不幸中的万幸,丁彪天生跟别人不一样,他从小怕冷,而且他的心脏长在右边。
厚实的衣服挡不住尖刀,但能让伤口更浅,这一两公分的差距足以分隔生死。
左胸中刀后,丁彪立刻用手捂住伤口向前扑倒,假装自己是具尸体。多亏了这雷鸣电闪的暴雨天气,他成功骗过了杀人不眨眼的血刀帮武修,要是换作平常,他们肯定会想到,如果丁彪是心脏中刀,刀子拔出他身体后出血速度应当更快。

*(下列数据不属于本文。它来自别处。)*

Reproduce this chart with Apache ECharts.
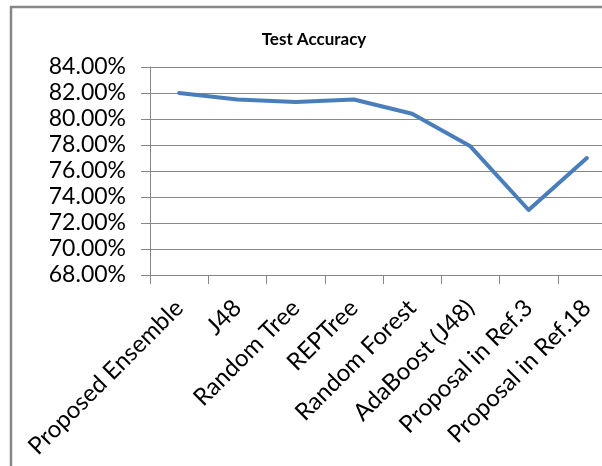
<!DOCTYPE html>
<html>
<head>
<meta charset="utf-8">
<script src="https://cdn.jsdelivr.net/npm/echarts@6/dist/echarts.min.js"></script>
<style>
  html, body { margin: 0; padding: 0; background: #ffffff; }
  #chart { width: 602px; height: 466px; }
</style>
</head>
<body>
<div id="chart"></div>
<script>
// Classifier names along the x axis
const methods = [
  'Proposed Ensemble', 'J48', 'Random Tree', 'REPTree',
  'Random Forest', 'AdaBoost (J48)', 'Proposal in Ref.3', 'Proposal in Ref.18'
];
// Test accuracy of each method, in percent
const accuracy = [82.0, 81.5, 81.3, 81.5, 80.4, 77.9, 73.0, 77.0];
// Value axis range and step, in percent
const yMin = 68;
const yMax = 84;
const yStep = 2;

const gray = '#878787';
const font = 'Lato, "Liberation Sans", sans-serif';

const chart = echarts.init(document.getElementById('chart'), null, { renderer: 'canvas' });
chart.setOption({
  animation: false,
  backgroundColor: '#ffffff',
  title: {
    text: 'Test Accuracy',
    left: 309,
    top: 26,
    textAlign: 'center',
    textStyle: { fontFamily: font, fontSize: 17, fontWeight: 'bold', color: '#000000' }
  },
  graphic: [{
    type: 'polyline',
    shape: { points: [[11, 466], [11, 7], [602, 7]] },
    style: { stroke: gray, lineWidth: 2.5, fill: null }
  }],
  // plot area runs a little past the right edge of the canvas
  grid: {
    left: 150, top: 67, width: 466, bottom: 191,
    containLabel: false,
    outerBoundsMode: 'none'
  },
  xAxis: {
    type: 'category',
    data: methods,
    boundaryGap: true,
    axisLine: { lineStyle: { color: gray, width: 1 } },
    axisTick: { show: true, length: 9, alignWithLabel: false, lineStyle: { color: gray } },
    axisLabel: {
      rotate: 45,
      interval: 0,
      margin: 29,
      fontFamily: font,
      fontSize: 24,
      color: '#000000'
    },
    splitLine: { show: false }
  },
  yAxis: {
    type: 'value',
    min: yMin,
    max: yMax,
    interval: yStep,
    axisLine: { show: true, lineStyle: { color: gray, width: 1 } },
    axisTick: { show: true, length: 9, lineStyle: { color: gray } },
    axisLabel: {
      margin: 24,
      fontFamily: font,
      fontSize: 23,
      color: '#000000',
      formatter: v => v.toFixed(2) + '%'
    },
    splitLine: { show: true, lineStyle: { color: gray, width: 1 } }
  },
  series: [{
    type: 'line',
    data: accuracy,
    symbol: 'none',
    lineStyle: { color: '#4a7ebb', width: 4, join: 'round', cap: 'round' },
    itemStyle: { color: '#4a7ebb' }
  }]
});
</script>
</body>
</html>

等到亭子里没了动静,丁彪麻木空白的大脑只给身体发出一个指令:跑!
丁彪什么都没想,立刻起身狂奔,跑出了几百米才想起自己应该骑走亭子里那辆自行车。
走都走了,丁彪也没胆子再回去,不管最后活下来的是谁,十有八*九都会杀他灭口。
“嗬嗬呃”
丁彪抬腿的频率越来越低,他觉得自己所有力气都从左胸处的伤口流了出去,一双腿软绵绵的,想要抬起时它们却又重得像是灌了铅。
“噗通”
丁彪往前扑倒,摔了个狗啃屎,这次他不是装死,他是真要死了。
迷迷糊糊的,丁彪感觉自己的身体被人翻转过来。
模糊不清的视线里,丁彪好像看到一张绝美的脸,比听春苑头牌还要美。
不不不,听春苑头牌是庸脂俗粉,怎么能跟这样的仙子相比……
妈的,我好像快要死了,怎么还在想这种事……
雨中,一位长裙及地的女子松开手中画着雪梅的油纸伞,蹲下身查探丁彪的伤势。
纸伞脱手后悬浮在半空,随着她的动作微微摆动,为她遮挡斜斜吹来的雨滴。
“或许会留下后遗症,事急从权,请勿见怪。”女子说着,五指并拢,轻轻拂过丁彪左胸伤口,她腕间玉镯散发白光,指尖拂过伤处后,半指长的伤口结了一层薄冰,不再流血。
随后,她从精致小巧的瓷瓶内取出一粒丹药,塞进丁彪嘴里。
丹药入口后化作一股暖流,从食道涌进腑脏,给丁彪注入些许活力。
见丁彪从噩梦中惊醒一般喘了口气,女子微微点头,取出一个丁彪没见过的、巴掌大小的黑色方块举到耳边。
那是……
丁彪睁大双眼,看着女子手中的黑色方块。
那是移动电话?
女子拨通279,对着黑色方块说话:“你好,这里有位伤员需要救助,请派一辆急救车到景市南郊公园旧址,谢谢。”
果然是移动电话!用得起移动电话的人,怎么会在城郊步行?
丁彪奋力撑起上身,急声说道:“别送我去医院!”
“你伤势很重,需要休息。”女子莞尔一笑,纤纤素手拍在丁彪额头。
丁彪两眼一瞪,意识陷入无边黑暗。